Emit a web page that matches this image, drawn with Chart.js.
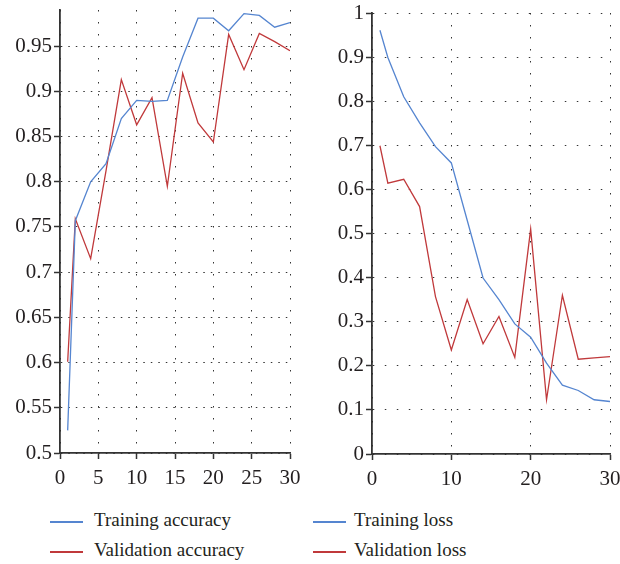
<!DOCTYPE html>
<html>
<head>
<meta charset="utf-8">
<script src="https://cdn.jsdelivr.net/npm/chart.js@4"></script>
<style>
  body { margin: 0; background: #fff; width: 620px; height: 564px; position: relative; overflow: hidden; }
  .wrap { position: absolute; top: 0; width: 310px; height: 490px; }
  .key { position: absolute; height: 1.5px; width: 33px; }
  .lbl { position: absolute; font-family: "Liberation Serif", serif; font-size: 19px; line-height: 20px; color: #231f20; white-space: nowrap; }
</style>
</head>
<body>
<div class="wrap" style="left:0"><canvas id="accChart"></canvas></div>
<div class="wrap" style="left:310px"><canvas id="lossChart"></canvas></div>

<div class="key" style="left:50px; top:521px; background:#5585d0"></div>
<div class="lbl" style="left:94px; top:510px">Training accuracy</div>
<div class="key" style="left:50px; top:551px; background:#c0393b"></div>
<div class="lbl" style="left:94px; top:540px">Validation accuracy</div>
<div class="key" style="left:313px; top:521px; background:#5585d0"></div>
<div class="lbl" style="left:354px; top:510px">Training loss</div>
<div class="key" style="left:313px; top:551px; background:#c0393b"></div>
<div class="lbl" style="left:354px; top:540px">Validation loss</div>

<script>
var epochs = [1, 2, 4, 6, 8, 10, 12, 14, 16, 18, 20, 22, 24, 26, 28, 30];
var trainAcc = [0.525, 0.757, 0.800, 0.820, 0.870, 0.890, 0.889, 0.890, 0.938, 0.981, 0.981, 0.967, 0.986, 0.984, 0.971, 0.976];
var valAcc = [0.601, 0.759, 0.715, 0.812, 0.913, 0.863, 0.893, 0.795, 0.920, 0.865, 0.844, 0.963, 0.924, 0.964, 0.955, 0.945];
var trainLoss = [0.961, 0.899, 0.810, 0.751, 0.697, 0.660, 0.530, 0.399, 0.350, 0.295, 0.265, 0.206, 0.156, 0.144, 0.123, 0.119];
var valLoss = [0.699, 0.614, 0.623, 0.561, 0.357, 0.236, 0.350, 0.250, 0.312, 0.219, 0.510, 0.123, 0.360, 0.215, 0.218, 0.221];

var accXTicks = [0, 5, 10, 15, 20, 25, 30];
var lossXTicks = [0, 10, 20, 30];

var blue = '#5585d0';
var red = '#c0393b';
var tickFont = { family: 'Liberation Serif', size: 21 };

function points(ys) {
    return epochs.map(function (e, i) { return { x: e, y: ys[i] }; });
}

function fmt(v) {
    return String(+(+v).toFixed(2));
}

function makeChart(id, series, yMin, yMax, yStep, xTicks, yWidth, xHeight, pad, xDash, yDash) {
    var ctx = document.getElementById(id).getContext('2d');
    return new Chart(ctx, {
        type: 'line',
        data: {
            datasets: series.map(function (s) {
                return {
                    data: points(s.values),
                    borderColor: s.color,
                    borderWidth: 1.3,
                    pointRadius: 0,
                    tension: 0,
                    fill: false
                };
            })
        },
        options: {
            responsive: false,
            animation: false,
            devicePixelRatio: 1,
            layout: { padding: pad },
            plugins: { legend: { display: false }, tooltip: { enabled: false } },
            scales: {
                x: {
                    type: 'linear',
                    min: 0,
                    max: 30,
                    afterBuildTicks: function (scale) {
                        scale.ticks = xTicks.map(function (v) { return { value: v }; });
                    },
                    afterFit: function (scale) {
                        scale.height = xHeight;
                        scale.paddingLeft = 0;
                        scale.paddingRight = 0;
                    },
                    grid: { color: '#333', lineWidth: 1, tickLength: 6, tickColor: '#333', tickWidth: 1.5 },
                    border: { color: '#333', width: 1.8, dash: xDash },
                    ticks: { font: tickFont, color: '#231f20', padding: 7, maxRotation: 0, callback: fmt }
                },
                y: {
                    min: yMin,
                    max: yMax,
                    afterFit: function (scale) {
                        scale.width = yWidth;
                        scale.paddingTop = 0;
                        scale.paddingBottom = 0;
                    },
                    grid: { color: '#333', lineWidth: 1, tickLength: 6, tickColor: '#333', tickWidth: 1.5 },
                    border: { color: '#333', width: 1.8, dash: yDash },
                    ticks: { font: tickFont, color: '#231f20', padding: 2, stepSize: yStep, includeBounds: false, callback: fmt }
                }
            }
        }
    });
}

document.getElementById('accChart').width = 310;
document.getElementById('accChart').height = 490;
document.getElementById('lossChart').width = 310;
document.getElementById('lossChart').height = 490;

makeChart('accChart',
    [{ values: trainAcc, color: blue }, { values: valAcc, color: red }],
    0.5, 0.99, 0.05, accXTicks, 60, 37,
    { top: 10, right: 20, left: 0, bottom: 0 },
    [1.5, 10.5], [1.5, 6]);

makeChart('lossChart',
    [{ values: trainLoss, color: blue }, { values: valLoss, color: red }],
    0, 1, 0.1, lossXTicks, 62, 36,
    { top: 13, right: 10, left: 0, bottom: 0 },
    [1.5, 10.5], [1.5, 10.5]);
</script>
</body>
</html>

========

AIM OF THE TASK: Copy each line exactly, and leave the pictures out of your copy.

ANSWER FOR THIS EXERCISE:
Emit a web page that matches this image, drawn with Chart.js.
<!DOCTYPE html>
<html>
<head>
<meta charset="utf-8">
<script src="https://cdn.jsdelivr.net/npm/chart.js@4"></script>
<style>
  body { margin: 0; background: #fff; width: 620px; height: 564px; position: relative; overflow: hidden; }
  .wrap { position: absolute; top: 0; width: 310px; height: 490px; }
  .key { position: absolute; height: 1.5px; width: 33px; }
  .lbl { position: absolute; font-family: "Liberation Serif", serif; font-size: 19px; line-height: 20px; color: #231f20; white-space: nowrap; }
</style>
</head>
<body>
<div class="wrap" style="left:0"><canvas id="accChart"></canvas></div>
<div class="wrap" style="left:310px"><canvas id="lossChart"></canvas></div>

<div class="key" style="left:50px; top:521px; background:#5585d0"></div>
<div class="lbl" style="left:94px; top:510px">Training accuracy</div>
<div class="key" style="left:50px; top:551px; background:#c0393b"></div>
<div class="lbl" style="left:94px; top:540px">Validation accuracy</div>
<div class="key" style="left:313px; top:521px; background:#5585d0"></div>
<div class="lbl" style="left:354px; top:510px">Training loss</div>
<div class="key" style="left:313px; top:551px; background:#c0393b"></div>
<div class="lbl" style="left:354px; top:540px">Validation loss</div>

<script>
var epochs = [1, 2, 4, 6, 8, 10, 12, 14, 16, 18, 20, 22, 24, 26, 28, 30];
var trainAcc = [0.525, 0.757, 0.800, 0.820, 0.870, 0.890, 0.889, 0.890, 0.938, 0.981, 0.981, 0.967, 0.986, 0.984, 0.971, 0.976];
var valAcc = [0.601, 0.759, 0.715, 0.812, 0.913, 0.863, 0.893, 0.795, 0.920, 0.865, 0.844, 0.963, 0.924, 0.964, 0.955, 0.945];
var trainLoss = [0.961, 0.899, 0.810, 0.751, 0.697, 0.660, 0.530, 0.399, 0.350, 0.295, 0.265, 0.206, 0.156, 0.144, 0.123, 0.119];
var valLoss = [0.699, 0.614, 0.623, 0.561, 0.357, 0.236, 0.350, 0.250, 0.312, 0.219, 0.510, 0.123, 0.360, 0.215, 0.218, 0.221];

var accXTicks = [0, 5, 10, 15, 20, 25, 30];
var lossXTicks = [0, 10, 20, 30];

var blue = '#5585d0';
var red = '#c0393b';
var tickFont = { family: 'Liberation Serif', size: 21 };

function points(ys) {
    return epochs.map(function (e, i) { return { x: e, y: ys[i] }; });
}

function fmt(v) {
    return String(+(+v).toFixed(2));
}

function makeChart(id, series, yMin, yMax, yStep, xTicks, yWidth, xHeight, pad, xDash, yDash) {
    var ctx = document.getElementById(id).getContext('2d');
    return new Chart(ctx, {
        type: 'line',
        data: {
            datasets: series.map(function (s) {
                return {
                    data: points(s.values),
                    borderColor: s.color,
                    borderWidth: 1.3,
                    pointRadius: 0,
                    tension: 0,
                    fill: false
                };
            })
        },
        options: {
            responsive: false,
            animation: false,
            devicePixelRatio: 1,
            layout: { padding: pad },
            plugins: { legend: { display: false }, tooltip: { enabled: false } },
            scales: {
                x: {
                    type: 'linear',
                    min: 0,
                    max: 30,
                    afterBuildTicks: function (scale) {
                        scale.ticks = xTicks.map(function (v) { return { value: v }; });
                    },
                    afterFit: function (scale) {
                        scale.height = xHeight;
                        scale.paddingLeft = 0;
                        scale.paddingRight = 0;
                    },
                    grid: { color: '#333', lineWidth: 1, tickLength: 6, tickColor: '#333', tickWidth: 1.5 },
                    border: { color: '#333', width: 1.8, dash: xDash },
                    ticks: { font: tickFont, color: '#231f20', padding: 7, maxRotation: 0, callback: fmt }
                },
                y: {
                    min: yMin,
                    max: yMax,
                    afterFit: function (scale) {
                        scale.width = yWidth;
                        scale.paddingTop = 0;
                        scale.paddingBottom = 0;
                    },
                    grid: { color: '#333', lineWidth: 1, tickLength: 6, tickColor: '#333', tickWidth: 1.5 },
                    border: { color: '#333', width: 1.8, dash: yDash },
                    ticks: { font: tickFont, color: '#231f20', padding: 2, stepSize: yStep, includeBounds: false, callback: fmt }
                }
            }
        }
    });
}

document.getElementById('accChart').width = 310;
document.getElementById('accChart').height = 490;
document.getElementById('lossChart').width = 310;
document.getElementById('lossChart').height = 490;

makeChart('accChart',
    [{ values: trainAcc, color: blue }, { values: valAcc, color: red }],
    0.5, 0.99, 0.05, accXTicks, 60, 37,
    { top: 10, right: 20, left: 0, bottom: 0 },
    [1.5, 10.5], [1.5, 6]);

makeChart('lossChart',
    [{ values: trainLoss, color: blue }, { values: valLoss, color: red }],
    0, 1, 0.1, lossXTicks, 62, 36,
    { top: 13, right: 10, left: 0, bottom: 0 },
    [1.5, 10.5], [1.5, 10.5]);
</script>
</body>
</html>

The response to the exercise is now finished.